Beyond the suit, the novelty sweater was the second most important item in a 1979 wardrobe. Thick, hand-knit styles popularized by Perry Ellis, Geoffrey Beene and Ralph Lauren were flying off the shelves. Sweaters were decorated with a wide array of sequins, ribbon trims and other designs, sometimes asymmetrical, to modernize the look of classic angora, alpaca, wool and cashmere. Women’s sweaters often had metallic thread woven into natural yarns. The most popular color combinations in 1979 were red and black, black and white, and white and red. Deep dark grays (think charcoal) were also popular, as were earth tones in about any combination you can imagine. If a splash of color was desired, some derivative of purple was usually the preferred choice.

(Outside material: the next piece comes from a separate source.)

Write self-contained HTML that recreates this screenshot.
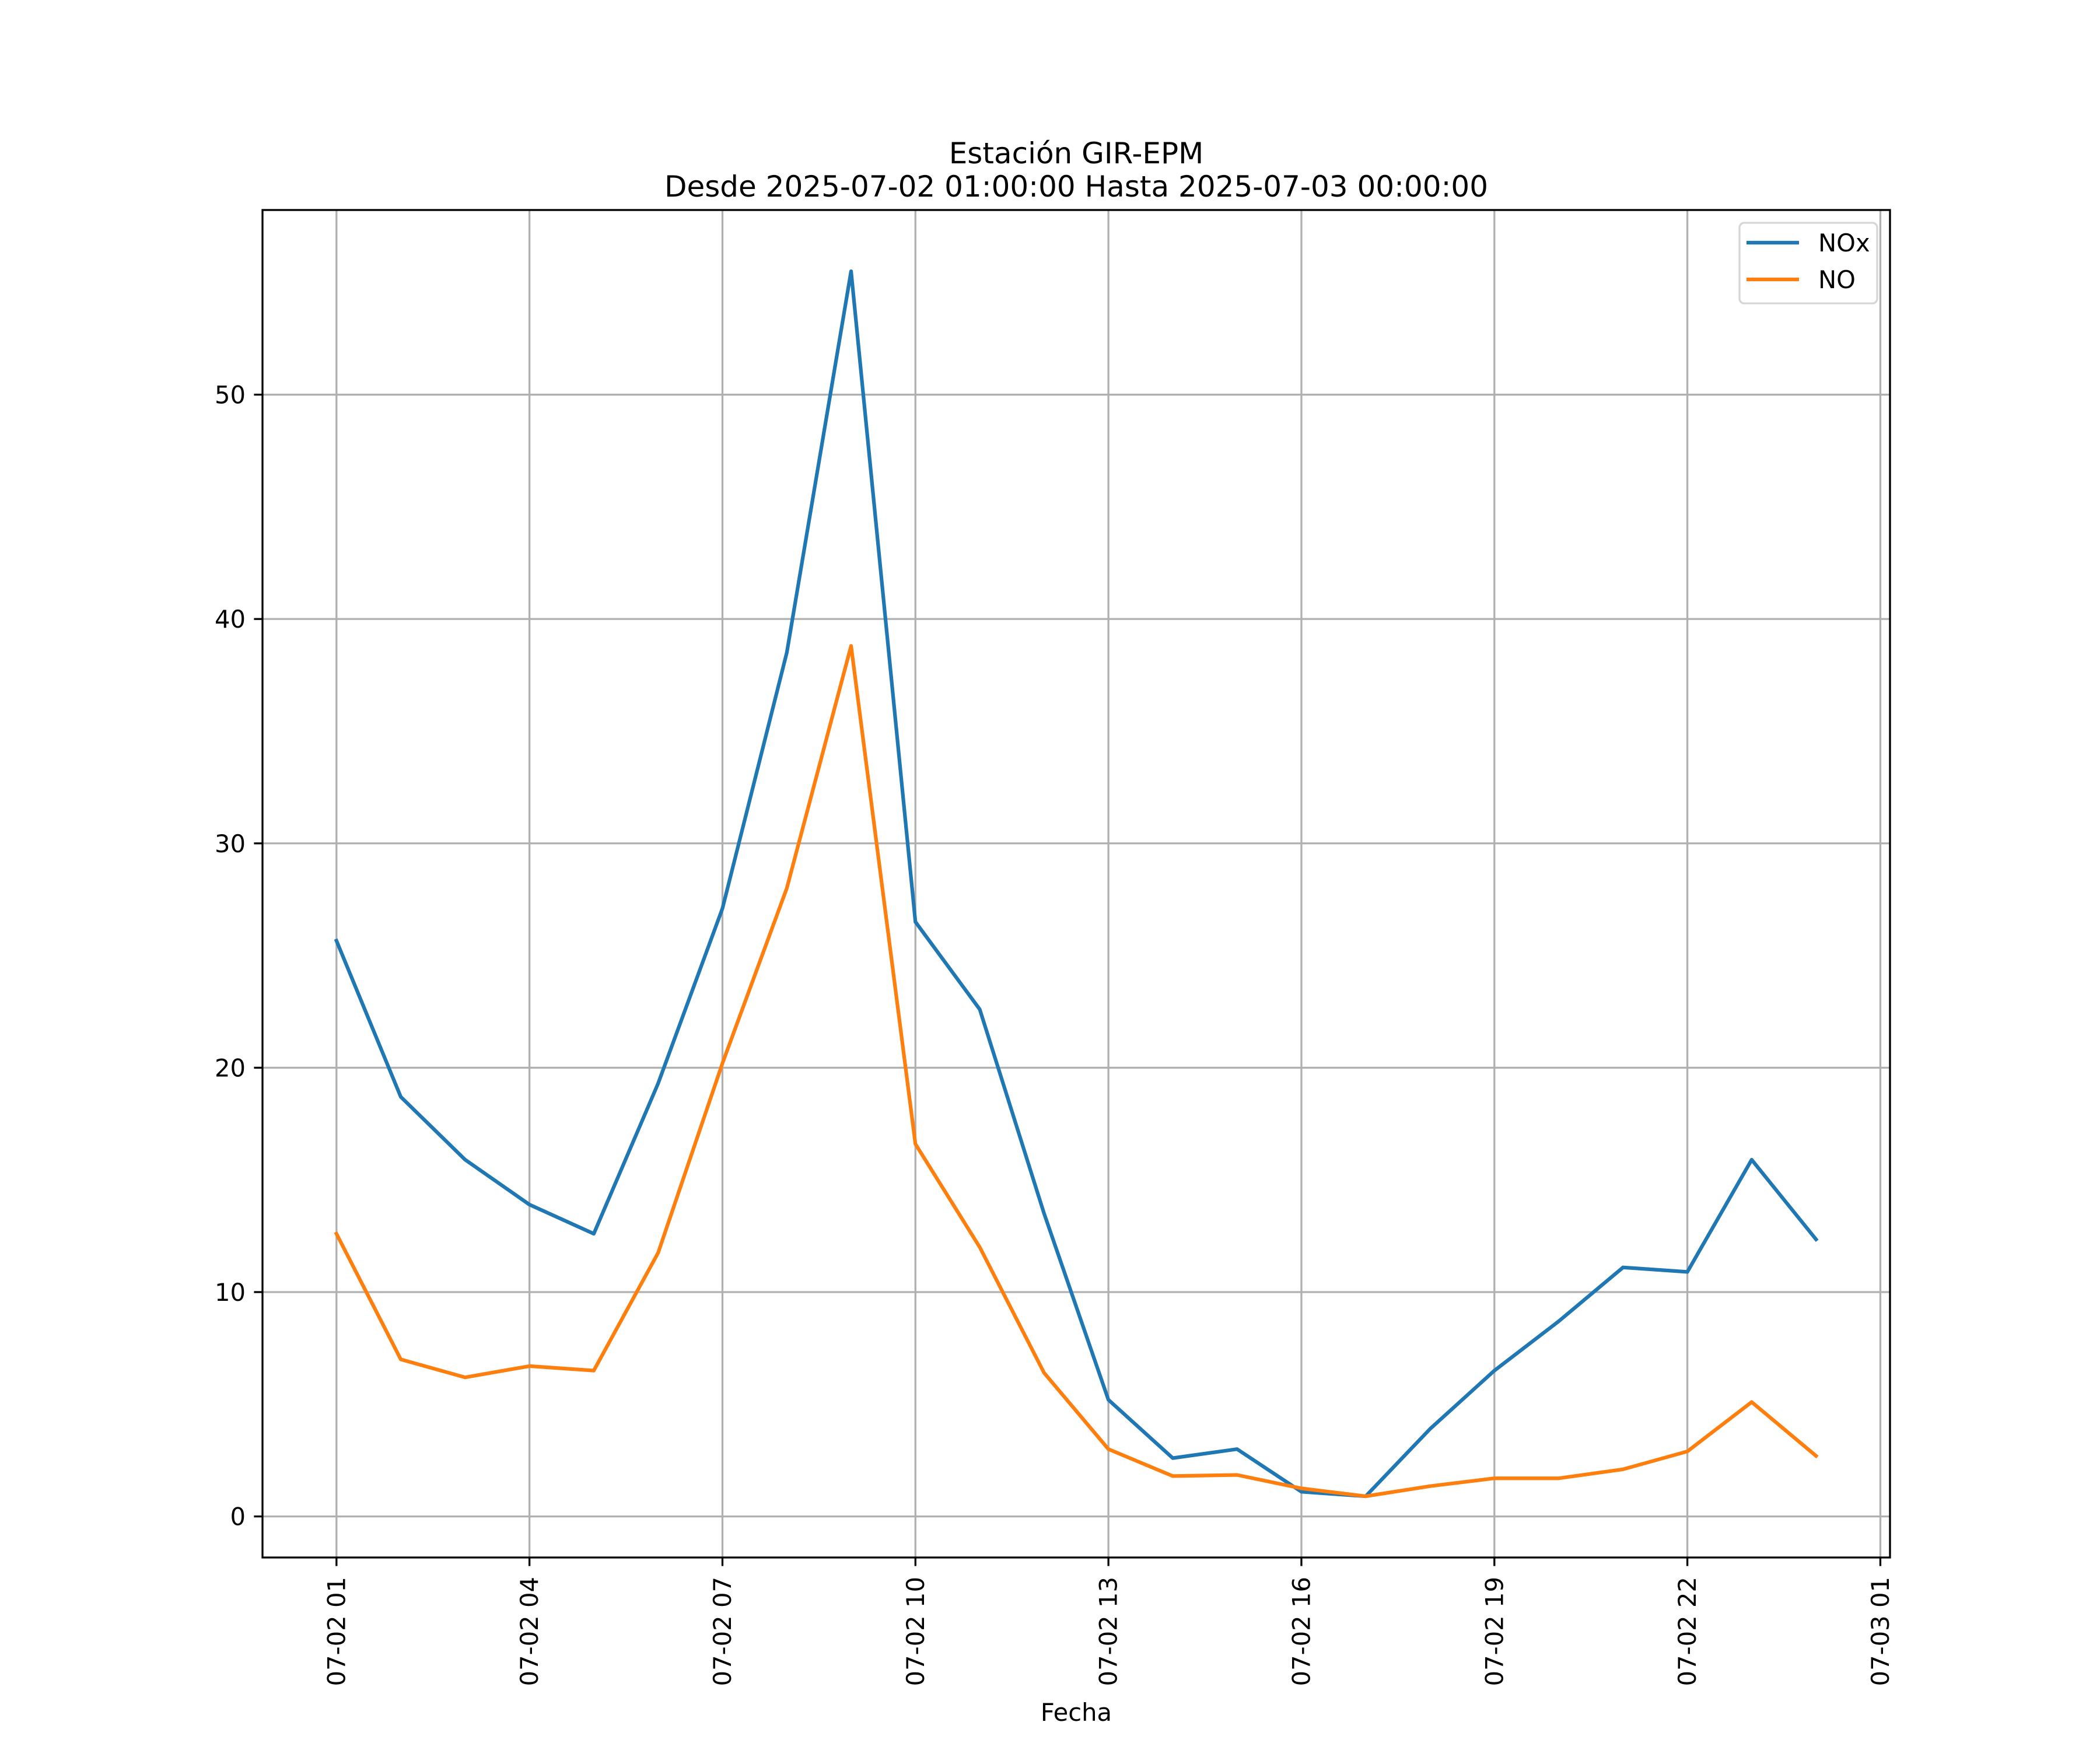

For men, Giorgio Armani was hailed as the most creative new designer. He displayed courage when trying out bold new colors that had not been seen in menswear in years, if ever. Physical fitness was important to the general public in 1979, and thus dictated trimmer waists, slimmer suits and smaller shirt collars and ties. In the south, mid-west and west, the “Western Look” was still going strong. Flannel shirts sold extremely well. Halston and Calvin Klein created a stir by refusing to accept their Coty Awards. Mary McFadden was inducted into the Hall of Fame. Special awards were given to Barry Kieselstein-Cord for jewelry, to Gil Truedsson for men’s shoes and Conrad Bell for men’s furs.